►

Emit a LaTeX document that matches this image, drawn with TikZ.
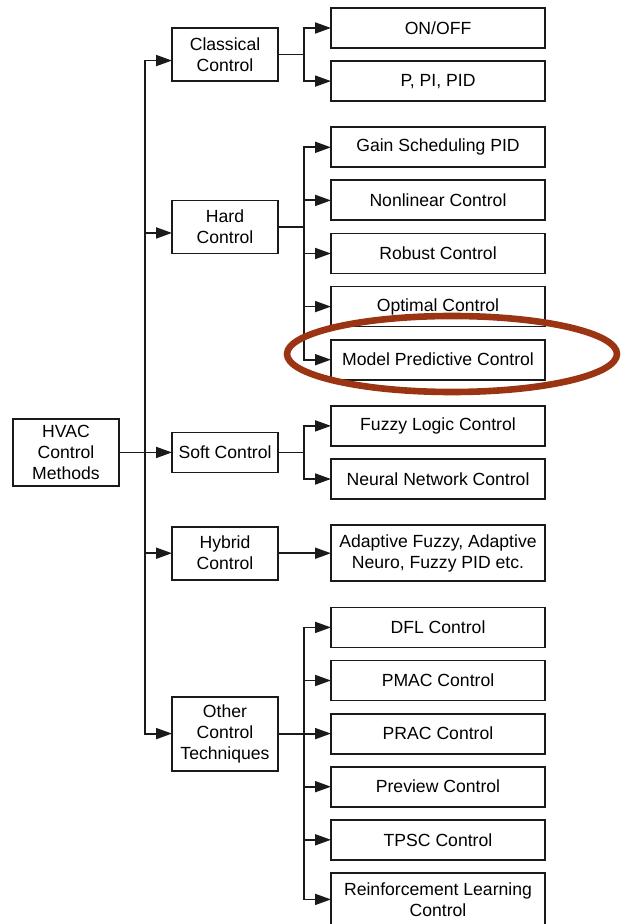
\documentclass[tikz,border=0pt]{standalone}
\usepackage{fontspec}
\setmainfont{Liberation Sans}
\usetikzlibrary{arrows.meta,calc,positioning,shapes.geometric}
\definecolor{edge}{HTML}{1A1A1A}
\definecolor{ringred}{HTML}{9A3412}

\begin{document}
\begin{tikzpicture}[
 node distance=6.55pt,
 every node/.style={font=\fontsize{8.8}{10.5}\selectfont,align=center,outer sep=0pt},
 cat/.style={draw=edge,line width=.9pt,inner sep=1.5pt,minimum width=53pt,minimum height=26.5pt},
 leaf/.style={draw=edge,line width=.9pt,inner sep=1.5pt,minimum width=107pt,minimum height=20pt},
 arr/.style={-{Triangle[length=8pt,width=5.5pt]},line width=.9pt,draw=edge},
 ring/.style={draw=ringred,line width=3.3pt,ellipse,minimum width=165pt,minimum height=38pt,inner sep=0pt}]
 \useasboundingbox (0,0) rectangle (310.5pt,-462pt);
 \node[leaf] (onoff) at (219pt,-14pt) {ON/OFF};
 \node[leaf,below=of onoff] (ppid) {P, PI, PID};
 \node[leaf,below=13.1pt of ppid] (gain) {Gain Scheduling PID};
 \node[leaf,below=of gain] (nonlin) {Nonlinear Control};
 \node[leaf,below=of nonlin] (robust) {Robust Control};
 \node[leaf,below=of robust] (optimal) {Optimal Control};
 \node[leaf,below=of optimal] (mpc) {Model Predictive Control};
 \node[leaf,below=13.1pt of mpc] (fuzzy) {Fuzzy Logic Control};
 \node[leaf,below=of fuzzy] (neural) {Neural Network Control};
 \node[leaf,below=13.1pt of neural,minimum height=28pt] (adapt) {Adaptive Fuzzy, Adaptive\\Neuro, Fuzzy PID etc.};
 \node[leaf,below=13.1pt of adapt] (dfl) {DFL Control};
 \node[leaf,below=of dfl] (pmac) {PMAC Control};
 \node[leaf,below=of pmac] (prac) {PRAC Control};
 \node[leaf,below=of prac] (preview) {Preview Control};
 \node[leaf,below=of preview] (tpsc) {TPSC Control};
 \node[leaf,below=of tpsc,minimum height=26.5pt] (rl) {Reinforcement Learning\\Control};
 \coordinate (m1) at ($(onoff.west)!.5!(ppid.west)$);
 \coordinate (m2) at ($(nonlin.west)!.5!(robust.west)$);
 \coordinate (m3) at ($(fuzzy.west)!.5!(neural.west)$);
 \node[cat,left=26.5pt of m1] (classical) {Classical\\Control};
 \node[cat,left=26.5pt of m2] (hard) {Hard\\Control};
 \node[cat,left=26.5pt of m3,minimum height=20pt] (soft) {Soft Control};
 \node[cat,left=26.5pt of adapt] (hybrid) {Hybrid\\Control};
 \node[cat,left=26.5pt of prac,minimum height=37pt] (other) {Other\\Control\\Techniques};
 \node[cat,left=26.5pt of soft,minimum height=33.5pt] (hvac) {HVAC\\Control\\Methods};
 \foreach \t/\s in {classical/-3pt,hard/-3pt,soft/0pt,hybrid/0pt,other/0pt}
  \draw[arr] (hvac.east) -- ++(13pt,0) |- ([yshift=\s]\t.west);
 \foreach \t in {onoff,ppid}
  \draw[arr] (classical.east) -- ++(13pt,0) |- (\t.west);
 \foreach \t in {gain,nonlin,robust,optimal,mpc}
  \draw[arr] (hard.east) -- ++(13pt,0) |- (\t.west);
 \foreach \t in {fuzzy,neural}
  \draw[arr] (soft.east) -- ++(13pt,0) |- (\t.west);
 \draw[arr] (hybrid) -- (adapt);
 \foreach \t in {dfl,pmac,prac,preview,tpsc,rl}
  \draw[arr] (other.east) -- ++(13pt,0) |- (\t.west);
 \node[ring] (focus) at (226pt,-177pt) {};
\end{tikzpicture}
\end{document}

◄

** Exercise **
Strip out the pictures and quote the remaining data word for word.

** Exercise solution **
Emit a LaTeX document that matches this image, drawn with TikZ.
\documentclass[tikz,border=0pt]{standalone}
\usepackage{fontspec}
\setmainfont{Liberation Sans}
\usetikzlibrary{arrows.meta,calc,positioning,shapes.geometric}
\definecolor{edge}{HTML}{1A1A1A}
\definecolor{ringred}{HTML}{9A3412}

\begin{document}
\begin{tikzpicture}[
 node distance=6.55pt,
 every node/.style={font=\fontsize{8.8}{10.5}\selectfont,align=center,outer sep=0pt},
 cat/.style={draw=edge,line width=.9pt,inner sep=1.5pt,minimum width=53pt,minimum height=26.5pt},
 leaf/.style={draw=edge,line width=.9pt,inner sep=1.5pt,minimum width=107pt,minimum height=20pt},
 arr/.style={-{Triangle[length=8pt,width=5.5pt]},line width=.9pt,draw=edge},
 ring/.style={draw=ringred,line width=3.3pt,ellipse,minimum width=165pt,minimum height=38pt,inner sep=0pt}]
 \useasboundingbox (0,0) rectangle (310.5pt,-462pt);
 \node[leaf] (onoff) at (219pt,-14pt) {ON/OFF};
 \node[leaf,below=of onoff] (ppid) {P, PI, PID};
 \node[leaf,below=13.1pt of ppid] (gain) {Gain Scheduling PID};
 \node[leaf,below=of gain] (nonlin) {Nonlinear Control};
 \node[leaf,below=of nonlin] (robust) {Robust Control};
 \node[leaf,below=of robust] (optimal) {Optimal Control};
 \node[leaf,below=of optimal] (mpc) {Model Predictive Control};
 \node[leaf,below=13.1pt of mpc] (fuzzy) {Fuzzy Logic Control};
 \node[leaf,below=of fuzzy] (neural) {Neural Network Control};
 \node[leaf,below=13.1pt of neural,minimum height=28pt] (adapt) {Adaptive Fuzzy, Adaptive\\Neuro, Fuzzy PID etc.};
 \node[leaf,below=13.1pt of adapt] (dfl) {DFL Control};
 \node[leaf,below=of dfl] (pmac) {PMAC Control};
 \node[leaf,below=of pmac] (prac) {PRAC Control};
 \node[leaf,below=of prac] (preview) {Preview Control};
 \node[leaf,below=of preview] (tpsc) {TPSC Control};
 \node[leaf,below=of tpsc,minimum height=26.5pt] (rl) {Reinforcement Learning\\Control};
 \coordinate (m1) at ($(onoff.west)!.5!(ppid.west)$);
 \coordinate (m2) at ($(nonlin.west)!.5!(robust.west)$);
 \coordinate (m3) at ($(fuzzy.west)!.5!(neural.west)$);
 \node[cat,left=26.5pt of m1] (classical) {Classical\\Control};
 \node[cat,left=26.5pt of m2] (hard) {Hard\\Control};
 \node[cat,left=26.5pt of m3,minimum height=20pt] (soft) {Soft Control};
 \node[cat,left=26.5pt of adapt] (hybrid) {Hybrid\\Control};
 \node[cat,left=26.5pt of prac,minimum height=37pt] (other) {Other\\Control\\Techniques};
 \node[cat,left=26.5pt of soft,minimum height=33.5pt] (hvac) {HVAC\\Control\\Methods};
 \foreach \t/\s in {classical/-3pt,hard/-3pt,soft/0pt,hybrid/0pt,other/0pt}
  \draw[arr] (hvac.east) -- ++(13pt,0) |- ([yshift=\s]\t.west);
 \foreach \t in {onoff,ppid}
  \draw[arr] (classical.east) -- ++(13pt,0) |- (\t.west);
 \foreach \t in {gain,nonlin,robust,optimal,mpc}
  \draw[arr] (hard.east) -- ++(13pt,0) |- (\t.west);
 \foreach \t in {fuzzy,neural}
  \draw[arr] (soft.east) -- ++(13pt,0) |- (\t.west);
 \draw[arr] (hybrid) -- (adapt);
 \foreach \t in {dfl,pmac,prac,preview,tpsc,rl}
  \draw[arr] (other.east) -- ++(13pt,0) |- (\t.west);
 \node[ring] (focus) at (226pt,-177pt) {};
\end{tikzpicture}
\end{document}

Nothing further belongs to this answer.